I'm studying linear algebra and I have received the following problem to solve:

"Determine the amount of solutions for every real number "a" to the following system of linear equations."

$ (4-a)x_1+2x_2-x_3=1 \\ -2x_1+(1-a)x_2+2x_3=2\\ -x_1+2x_2+(4-a)x_3=1 $

I have a hard time interpreting the problem I think. According to my literature, for a system of linear equations, there will be either

• One unique solution,
• An infinite amount of solutions or
• No solution

for every real number "a".

How do you check for each real number "a" which one of these three cases that is true, without actually testing for each real number?

Any input is appreciated. Thanks

Answer 1

The determinant of the coefficient matrix in terms of $a$ factors nicely as $-(a-1)(a-3)(a-5)$, so for $a\ne1,3,5$ the system has exactly one solution.

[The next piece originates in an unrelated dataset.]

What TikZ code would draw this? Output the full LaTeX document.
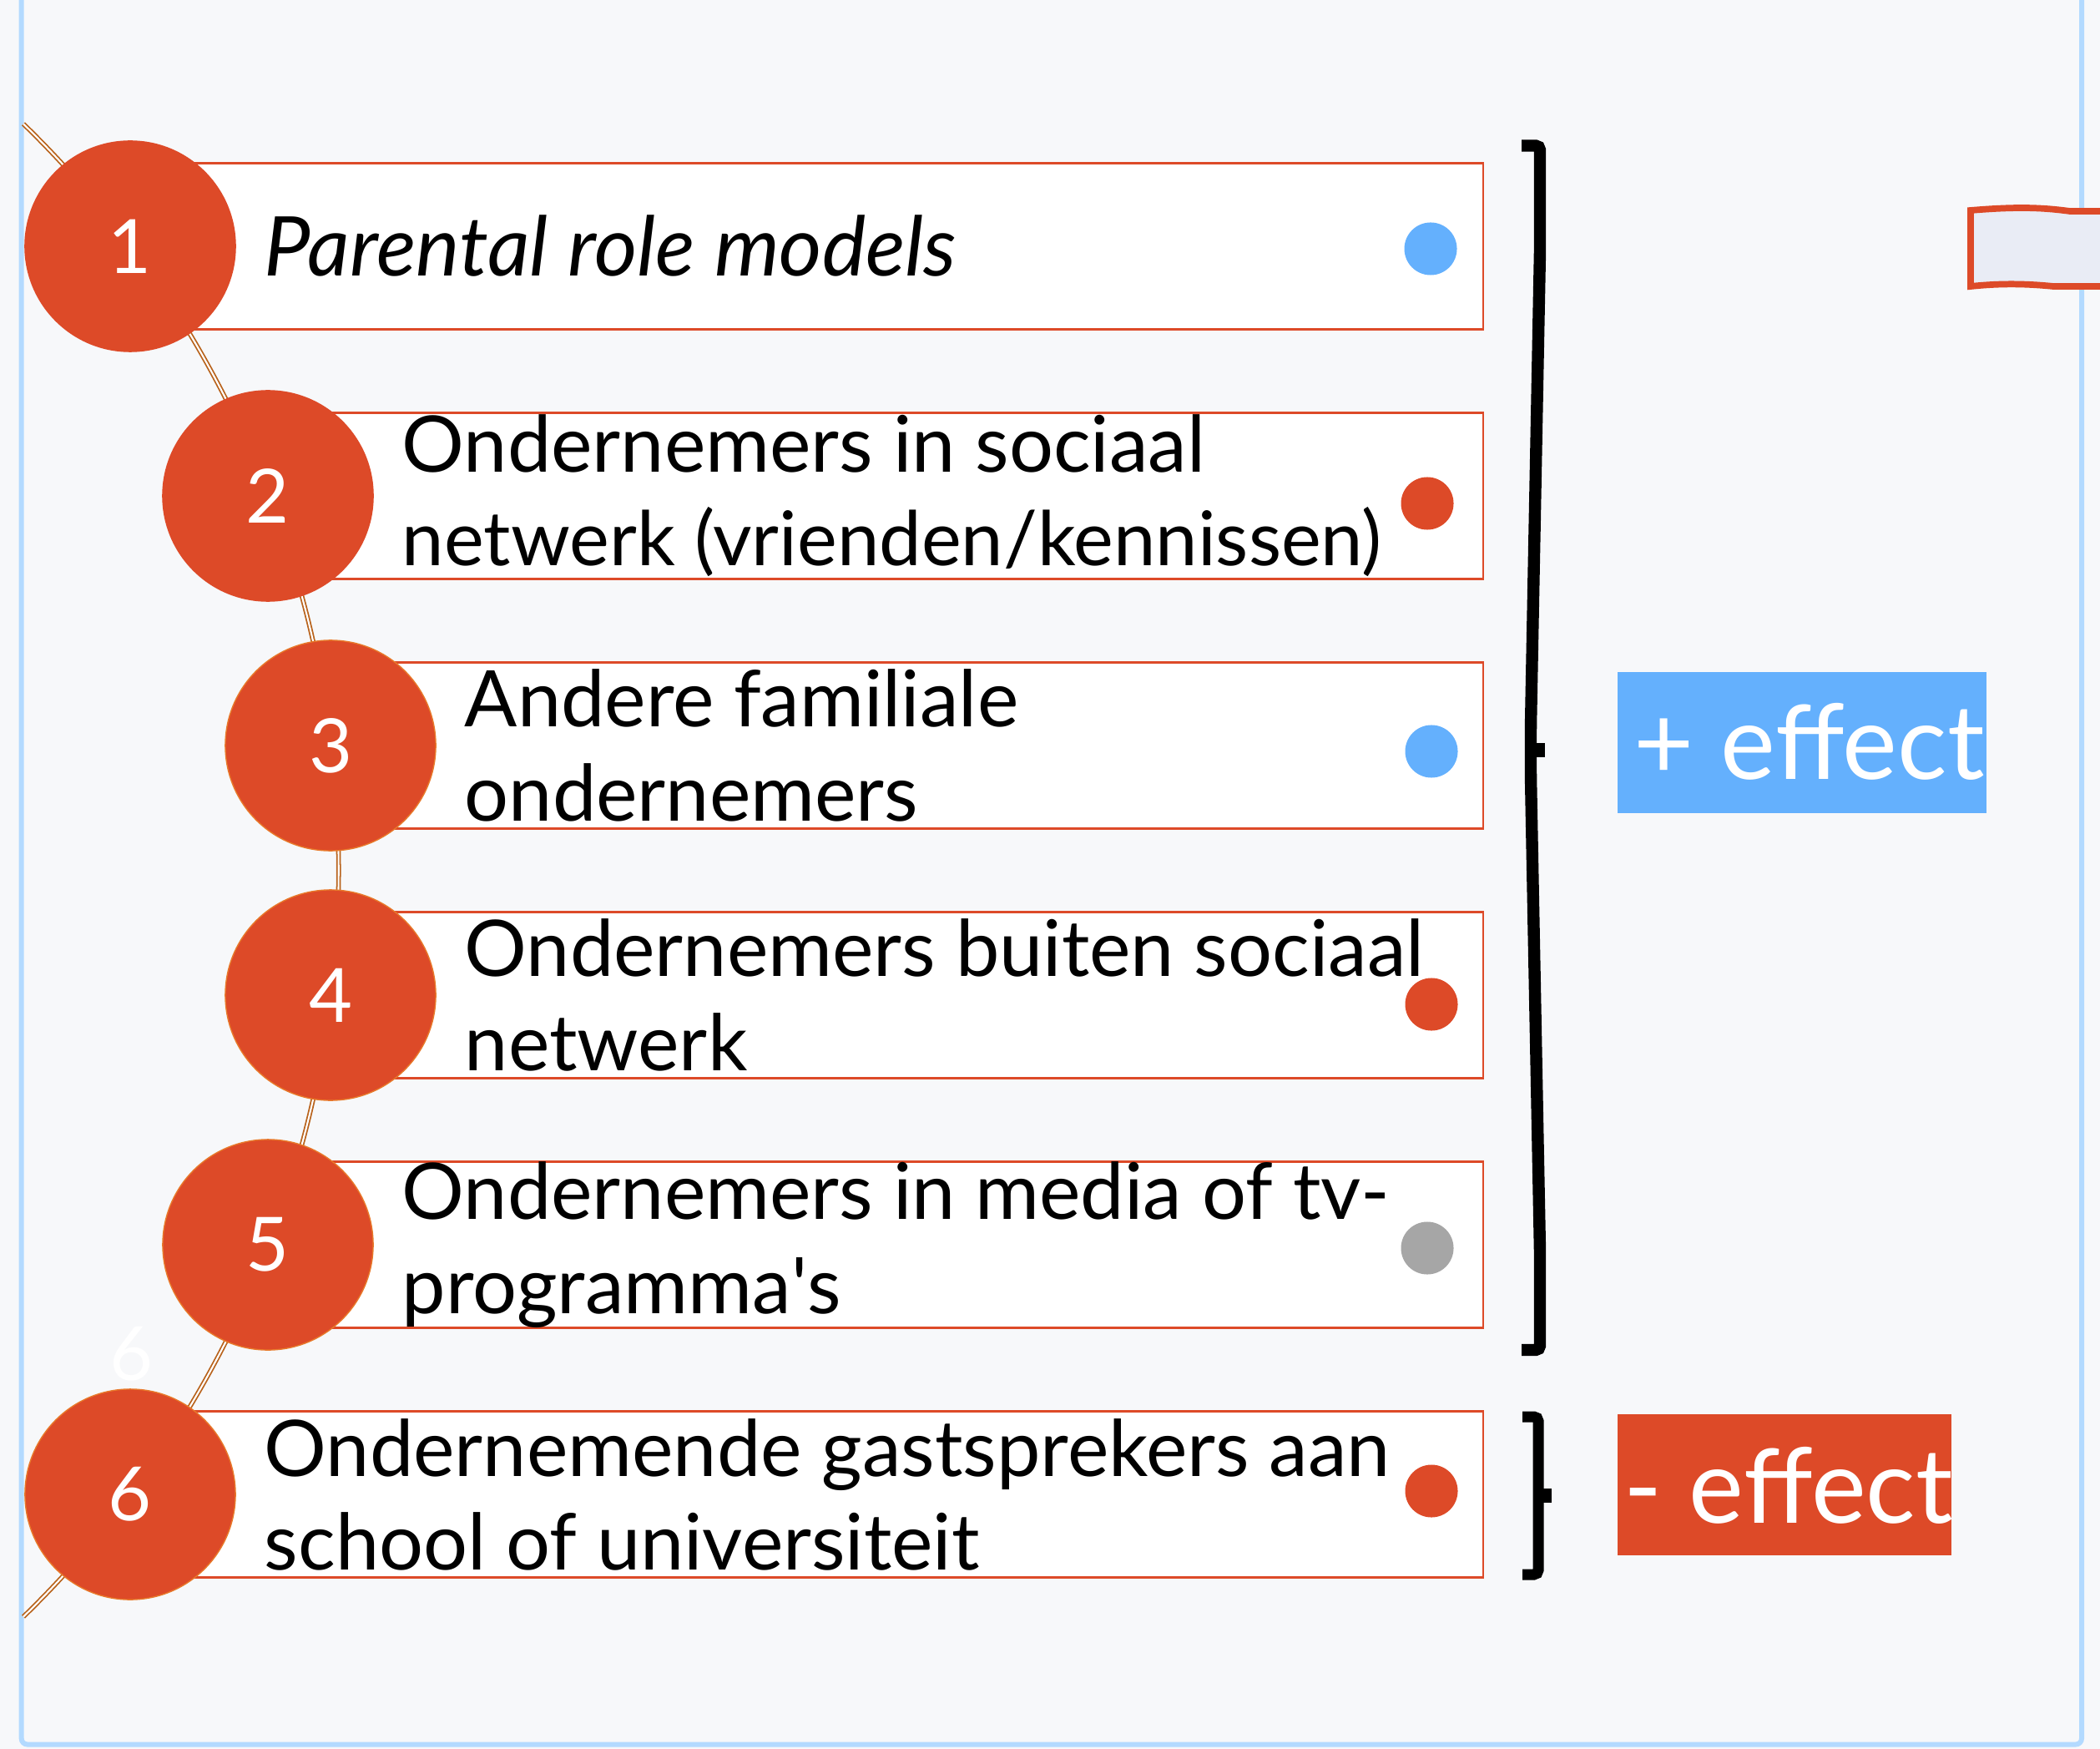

For $a=1$ and $a=3$ the rank of the coefficient matrix drops to $2$ but the augmented matrix (with the right-hand sides added) still has rank $3$, so there are no solutions in these cases. For $a=5$ we get $2$ and $2$ respectively, so there are infinitely many solutions.

Answer 2

It is more convenient to use matrix notation to express this system.

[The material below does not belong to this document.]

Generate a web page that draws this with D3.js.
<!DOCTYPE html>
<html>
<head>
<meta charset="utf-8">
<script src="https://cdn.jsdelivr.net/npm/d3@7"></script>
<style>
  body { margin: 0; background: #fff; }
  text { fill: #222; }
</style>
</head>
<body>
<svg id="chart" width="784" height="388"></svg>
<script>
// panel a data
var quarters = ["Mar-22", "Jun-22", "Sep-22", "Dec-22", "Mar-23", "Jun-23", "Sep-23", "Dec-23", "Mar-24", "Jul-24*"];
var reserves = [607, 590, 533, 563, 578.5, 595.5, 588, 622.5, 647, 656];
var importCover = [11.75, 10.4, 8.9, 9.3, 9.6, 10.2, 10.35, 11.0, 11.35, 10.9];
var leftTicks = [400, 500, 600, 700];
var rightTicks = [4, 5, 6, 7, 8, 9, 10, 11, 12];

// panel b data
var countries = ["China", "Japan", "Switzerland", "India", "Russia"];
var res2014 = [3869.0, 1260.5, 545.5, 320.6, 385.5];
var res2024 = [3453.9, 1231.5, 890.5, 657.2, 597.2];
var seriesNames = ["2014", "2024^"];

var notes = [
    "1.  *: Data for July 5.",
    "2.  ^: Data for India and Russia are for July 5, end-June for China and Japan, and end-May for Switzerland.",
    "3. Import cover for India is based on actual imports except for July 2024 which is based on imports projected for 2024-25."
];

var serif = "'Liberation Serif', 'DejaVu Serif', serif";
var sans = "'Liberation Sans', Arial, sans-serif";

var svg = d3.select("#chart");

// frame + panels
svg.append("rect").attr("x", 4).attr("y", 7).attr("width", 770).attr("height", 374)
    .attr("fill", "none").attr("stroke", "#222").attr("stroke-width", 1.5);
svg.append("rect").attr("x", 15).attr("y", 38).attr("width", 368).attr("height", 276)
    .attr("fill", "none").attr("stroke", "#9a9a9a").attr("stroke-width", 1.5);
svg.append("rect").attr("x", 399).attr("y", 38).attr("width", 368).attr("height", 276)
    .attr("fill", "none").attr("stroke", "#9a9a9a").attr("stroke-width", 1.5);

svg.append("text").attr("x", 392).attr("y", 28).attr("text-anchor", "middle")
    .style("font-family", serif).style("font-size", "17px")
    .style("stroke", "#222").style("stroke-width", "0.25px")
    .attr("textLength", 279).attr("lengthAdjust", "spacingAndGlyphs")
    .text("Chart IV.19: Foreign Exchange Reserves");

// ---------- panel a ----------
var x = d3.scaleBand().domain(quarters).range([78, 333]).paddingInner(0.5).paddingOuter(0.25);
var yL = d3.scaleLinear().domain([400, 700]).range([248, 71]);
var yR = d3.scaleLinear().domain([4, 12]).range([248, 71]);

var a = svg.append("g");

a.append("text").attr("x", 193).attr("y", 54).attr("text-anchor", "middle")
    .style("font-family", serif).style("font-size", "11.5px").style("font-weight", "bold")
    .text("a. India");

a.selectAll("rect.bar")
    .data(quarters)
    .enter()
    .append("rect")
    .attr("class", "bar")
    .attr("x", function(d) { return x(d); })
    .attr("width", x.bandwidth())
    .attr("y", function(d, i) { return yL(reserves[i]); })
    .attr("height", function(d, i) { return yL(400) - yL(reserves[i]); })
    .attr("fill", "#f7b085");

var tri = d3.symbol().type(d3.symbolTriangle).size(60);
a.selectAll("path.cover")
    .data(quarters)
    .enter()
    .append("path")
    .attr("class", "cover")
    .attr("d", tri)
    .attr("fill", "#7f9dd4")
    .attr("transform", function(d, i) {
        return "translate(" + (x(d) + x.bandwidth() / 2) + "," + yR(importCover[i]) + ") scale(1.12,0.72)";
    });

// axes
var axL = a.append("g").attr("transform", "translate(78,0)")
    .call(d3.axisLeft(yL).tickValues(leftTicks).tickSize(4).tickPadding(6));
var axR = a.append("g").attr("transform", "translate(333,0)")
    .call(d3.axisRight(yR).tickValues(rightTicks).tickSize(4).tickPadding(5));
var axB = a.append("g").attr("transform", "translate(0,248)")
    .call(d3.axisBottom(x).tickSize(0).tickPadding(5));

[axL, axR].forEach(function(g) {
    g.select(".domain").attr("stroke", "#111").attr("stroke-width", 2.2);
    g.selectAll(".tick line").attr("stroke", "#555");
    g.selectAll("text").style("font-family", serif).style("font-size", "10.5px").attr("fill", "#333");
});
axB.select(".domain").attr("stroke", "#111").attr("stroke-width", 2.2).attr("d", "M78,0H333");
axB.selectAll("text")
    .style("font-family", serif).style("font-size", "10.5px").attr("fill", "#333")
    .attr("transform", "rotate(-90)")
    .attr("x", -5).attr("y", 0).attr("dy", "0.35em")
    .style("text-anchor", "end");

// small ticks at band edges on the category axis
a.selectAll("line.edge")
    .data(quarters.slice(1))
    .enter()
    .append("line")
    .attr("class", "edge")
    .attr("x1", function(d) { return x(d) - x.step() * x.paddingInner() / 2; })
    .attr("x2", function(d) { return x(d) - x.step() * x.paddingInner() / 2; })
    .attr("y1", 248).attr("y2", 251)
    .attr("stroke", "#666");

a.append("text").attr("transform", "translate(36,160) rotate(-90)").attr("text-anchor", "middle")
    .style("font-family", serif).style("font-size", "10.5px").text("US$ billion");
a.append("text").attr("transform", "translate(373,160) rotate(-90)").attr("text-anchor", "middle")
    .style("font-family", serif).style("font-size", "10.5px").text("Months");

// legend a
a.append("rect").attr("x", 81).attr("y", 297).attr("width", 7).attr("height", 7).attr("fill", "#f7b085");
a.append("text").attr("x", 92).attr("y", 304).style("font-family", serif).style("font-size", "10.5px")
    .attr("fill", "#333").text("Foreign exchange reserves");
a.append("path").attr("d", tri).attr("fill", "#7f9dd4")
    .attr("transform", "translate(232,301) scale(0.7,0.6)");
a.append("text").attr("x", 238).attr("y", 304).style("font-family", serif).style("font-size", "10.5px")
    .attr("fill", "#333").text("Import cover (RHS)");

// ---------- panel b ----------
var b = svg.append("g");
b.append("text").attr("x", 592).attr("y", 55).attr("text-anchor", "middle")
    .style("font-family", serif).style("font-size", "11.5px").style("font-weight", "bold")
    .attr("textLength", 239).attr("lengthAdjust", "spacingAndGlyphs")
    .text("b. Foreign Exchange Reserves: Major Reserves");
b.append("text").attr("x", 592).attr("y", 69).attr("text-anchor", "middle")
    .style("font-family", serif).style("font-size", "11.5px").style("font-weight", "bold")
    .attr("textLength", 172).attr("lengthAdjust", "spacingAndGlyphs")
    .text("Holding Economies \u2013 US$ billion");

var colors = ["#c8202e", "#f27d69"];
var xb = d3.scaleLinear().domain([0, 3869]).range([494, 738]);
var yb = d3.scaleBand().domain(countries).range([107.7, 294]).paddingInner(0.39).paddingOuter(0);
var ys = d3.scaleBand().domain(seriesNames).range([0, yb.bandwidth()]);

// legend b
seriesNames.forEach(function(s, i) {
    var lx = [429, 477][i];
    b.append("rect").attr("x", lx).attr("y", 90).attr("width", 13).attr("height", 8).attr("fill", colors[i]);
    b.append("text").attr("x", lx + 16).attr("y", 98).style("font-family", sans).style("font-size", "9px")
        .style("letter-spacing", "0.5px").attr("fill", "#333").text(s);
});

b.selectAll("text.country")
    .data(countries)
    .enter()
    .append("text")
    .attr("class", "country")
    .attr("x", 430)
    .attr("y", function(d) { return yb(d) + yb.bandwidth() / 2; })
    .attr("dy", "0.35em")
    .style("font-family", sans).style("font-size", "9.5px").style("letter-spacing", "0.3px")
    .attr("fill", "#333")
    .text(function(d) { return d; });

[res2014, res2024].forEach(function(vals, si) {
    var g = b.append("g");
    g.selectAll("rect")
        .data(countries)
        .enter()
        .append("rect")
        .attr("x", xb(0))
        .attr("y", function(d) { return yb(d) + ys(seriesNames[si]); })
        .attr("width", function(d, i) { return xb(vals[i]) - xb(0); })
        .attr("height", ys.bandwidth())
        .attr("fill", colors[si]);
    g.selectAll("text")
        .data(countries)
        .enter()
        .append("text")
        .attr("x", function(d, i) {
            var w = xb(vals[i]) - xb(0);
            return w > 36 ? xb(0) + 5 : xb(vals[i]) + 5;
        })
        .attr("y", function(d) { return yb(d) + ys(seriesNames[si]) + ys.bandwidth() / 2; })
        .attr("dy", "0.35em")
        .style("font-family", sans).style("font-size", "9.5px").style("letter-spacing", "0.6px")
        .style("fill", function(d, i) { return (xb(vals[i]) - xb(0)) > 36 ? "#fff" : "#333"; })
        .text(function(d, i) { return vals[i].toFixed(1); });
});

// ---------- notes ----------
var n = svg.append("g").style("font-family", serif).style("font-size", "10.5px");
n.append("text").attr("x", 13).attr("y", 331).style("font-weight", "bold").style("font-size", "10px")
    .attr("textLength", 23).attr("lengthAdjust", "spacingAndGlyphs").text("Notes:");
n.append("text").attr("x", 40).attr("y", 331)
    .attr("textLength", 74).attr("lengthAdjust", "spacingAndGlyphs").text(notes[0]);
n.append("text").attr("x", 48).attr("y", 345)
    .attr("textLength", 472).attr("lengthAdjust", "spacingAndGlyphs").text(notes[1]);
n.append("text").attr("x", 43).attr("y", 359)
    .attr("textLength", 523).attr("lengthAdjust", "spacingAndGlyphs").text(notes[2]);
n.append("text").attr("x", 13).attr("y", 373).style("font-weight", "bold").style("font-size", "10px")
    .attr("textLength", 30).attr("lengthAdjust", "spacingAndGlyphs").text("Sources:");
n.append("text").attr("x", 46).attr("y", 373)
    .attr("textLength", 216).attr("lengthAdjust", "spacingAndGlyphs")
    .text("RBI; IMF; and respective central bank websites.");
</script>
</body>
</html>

$$\begin{pmatrix}4 -a & 2 & -1 &|&1\\ -2 & 1-a & 2 &|& 2 \\ -1 & 2 & 4 -a &|& 1 \end{pmatrix}$$

Applying elementary row operations, we can make $R_1 = R_1 - R_3$, $R_3 = R_3 - R1$ which results in

$$\begin{pmatrix} 5 -a & 0 & -5+a &|&0\\ -2 & 1-a & 2 &|& 2 \\ -5+a & 0 & 5 -a &|& 0 \end{pmatrix}$$

We can divide $R_1, R_3$ both by $5-a$ (assuming $a \neq 5$) to obtain

$$\begin{pmatrix} 1 & 0 & -1 &|&0\\ -2 & 1-a & 2 &|& 2 \\ -1 & 0 & 1 &|& 0 \end{pmatrix} \to \begin{pmatrix} 1 & 0 & -1 &|&0\\ -2 & 1-a & 2 &|& 2 \end{pmatrix} \to \begin{pmatrix} 1 & 0 & -1 &|&0\\ 0 & 1-a & 0 &|& 0 \end{pmatrix}$$

The system to which we have arrived has solutions for any $a$. Namely, it will be solved by any coefficients $(x_1, x_2, x_3)$ such that $x_1 = x_3, x_2=0$.

These already tells you the number of solutions the system has for $a$ any real number except $5$. Can you see what happens if $a = 5$?